The 3DS also has a more robust on-line system. Friend codes still exist, but they are tied to the system itself now and not individual games. There's also the ability to see which friends are on-line and what they are playing.
But this is only the beginning. Recently Nintendo has announced that the majority of upcoming 3DS and Wii U retail games (as opposed to 'downloadable games') will be available both as physical cards/discs and downloads. The consumer will be able to choose the distribution method he/she prefers. Also of note, even the download option will be available at retail stores (like Wal-Mart, Target, etc.).
Word on the street is that the on-line aspect of the Wii U will be Nintendo's best (this word provided by people like EA CEO John Riccitello). Details aren't available yet, of course. So who knows what all this entails.

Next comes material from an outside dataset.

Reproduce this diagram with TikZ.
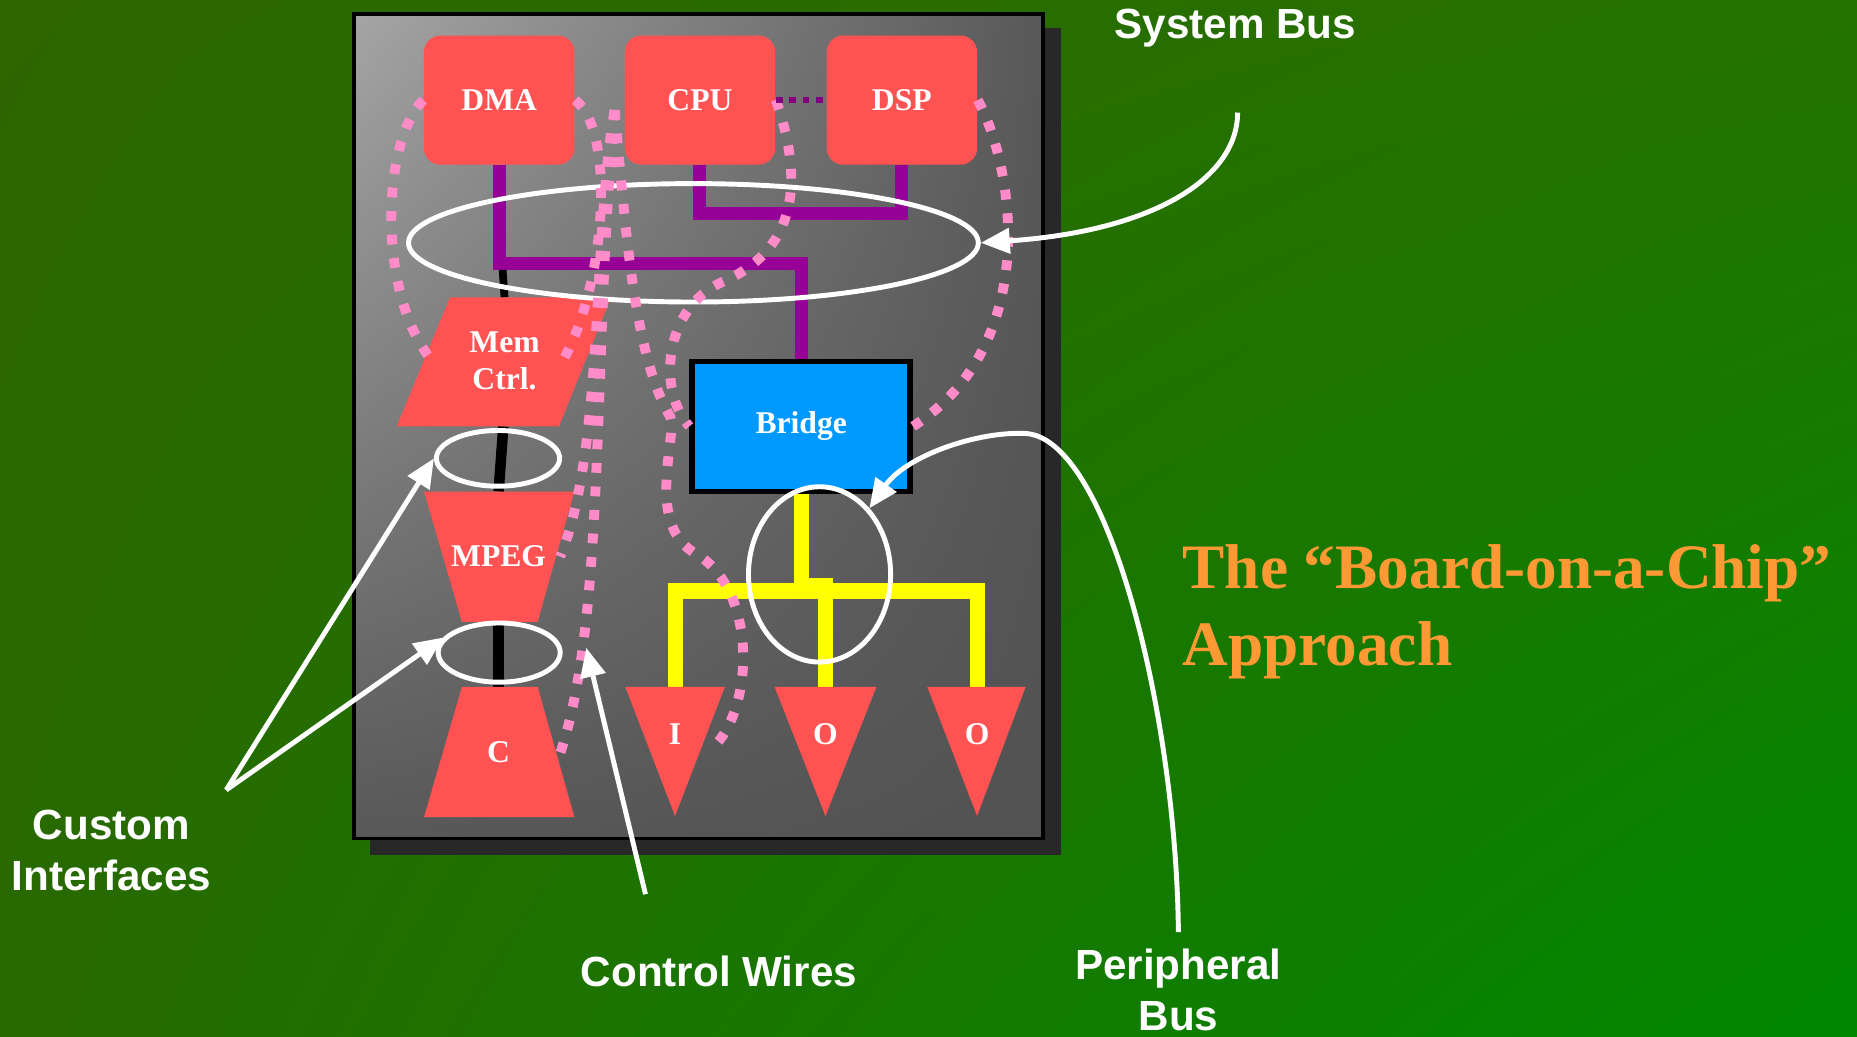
\documentclass[tikz,border=0pt]{standalone}
\usepackage{fontspec}
\setmainfont{Liberation Serif}
\newfontfamily\notefont{Liberation Sans}
\usepackage{xcolor}
\usepackage{tikz}
\usetikzlibrary{arrows.meta,shapes.geometric,shadings,positioning,calc}

\definecolor{bgul}{RGB}{46,102,0}
\definecolor{bgur}{RGB}{36,114,0}
\definecolor{bgll}{RGB}{40,106,0}
\definecolor{bglr}{RGB}{0,136,0}
\definecolor{dieul}{RGB}{165,165,165}
\definecolor{dieur}{RGB}{88,88,88}
\definecolor{diell}{RGB}{88,88,88}
\definecolor{dielr}{RGB}{82,82,82}
\definecolor{dieshadow}{RGB}{40,40,40}
\definecolor{blockred}{RGB}{255,82,82}
\definecolor{bridgeblue}{RGB}{0,153,255}
\definecolor{buspurple}{RGB}{150,0,150}
\definecolor{dotpurple}{RGB}{128,0,128}
\definecolor{busyellow}{RGB}{255,255,0}
\definecolor{wirepink}{RGB}{255,140,200}
\definecolor{titleorange}{RGB}{255,153,51}

\pgfdeclarelayer{back}
\pgfdeclarelayer{wires}
\pgfsetlayers{back,wires,main}

\tikzset{
  chipblock/.style={fill=blockred, rounded corners=4.7pt, minimum width=1.504cm,
    minimum height=1.291cm, inner sep=0pt, text=white,
    font=\bfseries\fontsize{9}{10.5}\selectfont},
  bridgebox/.style={fill=bridgeblue, draw=black, line width=1.6pt, minimum width=2.18cm,
    minimum height=1.30cm, inner sep=0pt, text=white,
    font=\bfseries\fontsize{9}{10.5}\selectfont},
  blocklabel/.style={inner sep=0pt, text=white, font=\bfseries\fontsize{9}{10.5}\selectfont},
  ring/.style={ellipse, draw=white, line width=1.4pt, inner sep=0pt},
  sysbus/.style={draw=buspurple, line width=3.7pt},
  perbus/.style={draw=busyellow, line width=4.3pt},
  localwire/.style={draw=black, line width=3pt},
  ctrlwire/.style={draw=wirepink, line width=2.8pt, dash pattern=on 2.8pt off 3.9pt},
  callout/.style={draw=white, line width=1.4pt, -{Triangle[length=2.9mm,width=2.5mm]}},
  notelabel/.style={inner sep=0pt, text=white, font=\notefont\bfseries\fontsize{12}{14.4}\selectfont},
  titlelabel/.style={inner sep=0pt, text=titleorange, font=\bfseries\fontsize{18}{21.6}\selectfont}
}

\begin{document}
\begin{tikzpicture}[x=0.011843cm, y=-0.011843cm]
\useasboundingbox (0,0) rectangle (1568,875);
% slide background and the die
\begin{pgfonlayer}{back}
\shade[upper left=bgul, upper right=bgur, lower left=bgll, lower right=bglr] (0,0) rectangle (1568,875);
\fill[dieshadow] (312,24) rectangle (896,722);
\shade[upper left=dieul, upper right=dieur, lower left=diell, lower right=dielr] (299,12) rectangle (881,708);
\draw[black, line width=1.1pt] (299,12) rectangle (881,708);
\end{pgfonlayer}

% processors and bridge
\node[chipblock] (dma) at (421.5,84.5) {DMA};
\node[chipblock] (cpu) at (591,84.5) {CPU};
\node[chipblock] (dsp) at (761.5,84.5) {DSP};
\node[bridgebox] (bridge) at (676.5,360) {Bridge};

% custom blocks
\fill[blockred] (380,251) -- (516,251) -- (472,360) -- (335,360) -- cycle;
\node[blocklabel, align=center] (mem) at (426,305) {Mem\\Ctrl.};
\fill[blockred] (358,415) -- (485,415) -- (454,525) -- (390,525) -- cycle;
\node[blocklabel] (mpeg) at (421,470) {MPEG};
\fill[blockred] (390,580) -- (454,580) -- (485,690) -- (358,690) -- cycle;
\node[blocklabel] (cc) at (421,635) {C};

% peripherals
\fill[blockred] (528,580) -- (612,580) -- (570,689) -- cycle;
\node[blocklabel] (tI) at (570,620) {I};
\fill[blockred] (654,580) -- (740,580) -- (697,689) -- cycle;
\node[blocklabel] (tO1) at (697,620) {O};
\fill[blockred] (783,580) -- (866,580) -- (825,689) -- cycle;
\node[blocklabel] (tO2) at (825,620) {O};

% wire end points
\coordinate (dmaJoint) at (424,222);
\coordinate (memN) at (426,251);
\coordinate (memS) at (425,360);
\coordinate (mpegN) at (421,415);
\coordinate (mpegS) at (421,525);
\coordinate (cN) at (421,580);
\coordinate (iN) at (570,580);
\coordinate (o1N) at (697,580);
\coordinate (o2N) at (825,580);

% buses
\begin{pgfonlayer}{wires}
\draw[localwire, line width=2.2pt] (dmaJoint) -- (memN);
\draw[localwire] (memS) -- (mpegN);
\draw[localwire] (mpegS) -- (cN);
\draw[sysbus] (dma.south) -- ++(0,83) -| (bridge.north);
\draw[sysbus] (cpu.south) -- ++(0,41) -| (dsp.south);
\draw[perbus] (iN) -- ++(0,-81) -| (o2N);
\draw[perbus] (bridge.south) -- ++(0,77) -| (o1N);
\end{pgfonlayer}

% bus rings
\node[ring, minimum width=5.697cm, minimum height=1.184cm] (sysring) at (585.5,205) {};
\node[ring, minimum width=1.232cm, minimum height=0.557cm] (ring1) at (420.5,387) {};
\node[ring, minimum width=1.220cm, minimum height=0.592cm] (ring2) at (421.5,551) {};
\node[ring, minimum width=1.421cm, minimum height=1.753cm] (perring) at (692,485) {};

% control wires
\coordinate (cpuWl) at (519,93);
\coordinate (memW) at (366,306);
\coordinate (memE) at (475,305);
\coordinate (mpegE) at (473,470);
\coordinate (cE) at (473,636);
\coordinate (iE) at (600,633);
\draw[ctrlwire] (dma.west) .. controls (322,120) and (318,250) .. (memW);
\draw[ctrlwire] (dma.east) .. controls (520,110) and (512,240) .. (memE);
\draw[ctrlwire] (cpuWl) .. controls (500,200) and (510,380) .. (mpegE);
\draw[ctrlwire] (cpuWl) .. controls (500,300) and (512,520) .. (cE);
\draw[ctrlwire] (cpuWl) .. controls (528,190) and (535,300) .. (566,352)
  .. controls (572,368) and (545,440) .. (585,466)
  .. controls (640,495) and (638,600) .. (iE);
\draw[ctrlwire] (cpu.east) .. controls (678,150) and (675,210) .. (610,238)
  .. controls (560,260) and (555,330) .. (bridge.west);
\draw[ctrlwire] (dsp.east) .. controls (856,140) and (880,290) .. (bridge.east);
\draw[dotpurple, line width=1.9pt, dash pattern=on 1.9pt off 1.9pt] (cpu.east) -- (dsp.west);

% callouts
\coordinate (sbtail) at (1045,95);
\coordinate (citail) at (191,667);
\coordinate (cwtail) at (545,755);
\coordinate (cwtip) at (495,547);
\coordinate (pbtail) at (995,787);
\draw[callout] (sbtail) .. controls (1045,150) and (975,195) .. (sysring.east);
\draw[callout] (citail) -- (ring1.west);
\draw[callout] (citail) -- (ring2.165);
\draw[callout] (cwtail) -- (cwtip);
\draw[callout] (pbtail) .. controls (993,600) and (935,370) .. (866,366)
  .. controls (825,364) and (765,385) .. (perring.53);

% labels
\node[notelabel] (sblabel) at (1043,24) {System Bus};
\node[notelabel, align=center] (cilabel) at (94,718) {Custom\\Interfaces};
\node[notelabel] (cwlabel) at (607,820) {Control Wires};
\node[notelabel, align=center] (pblabel) at (995,836) {Peripheral\\Bus};
\node[titlelabel, anchor=base west] (title1) at (998,497) {The “Board-on-a-Chip”};
\node[titlelabel, anchor=base west] (title2) at (998,562) {Approach};
\end{tikzpicture}
\end{document}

And that brings us to now, less than a week before Nintendo's E3 presentation. The Wii U has much to prove. Recapturing the 'core' after apparently losing it in the days of the N64 (it seems to me it was really the Gamecube era that saw this happen). Showing the new tablet controller isn't just a gimmick (I'm already convinced it isn't). Appeasing (or not) the folks who are anxious to see a Nintendo system with cutting edge graphics again. And generally, demonstrating that the Wii U is a system worth shelling out money for. On-line will be a part of that. And I'm very curious as to how that will play out.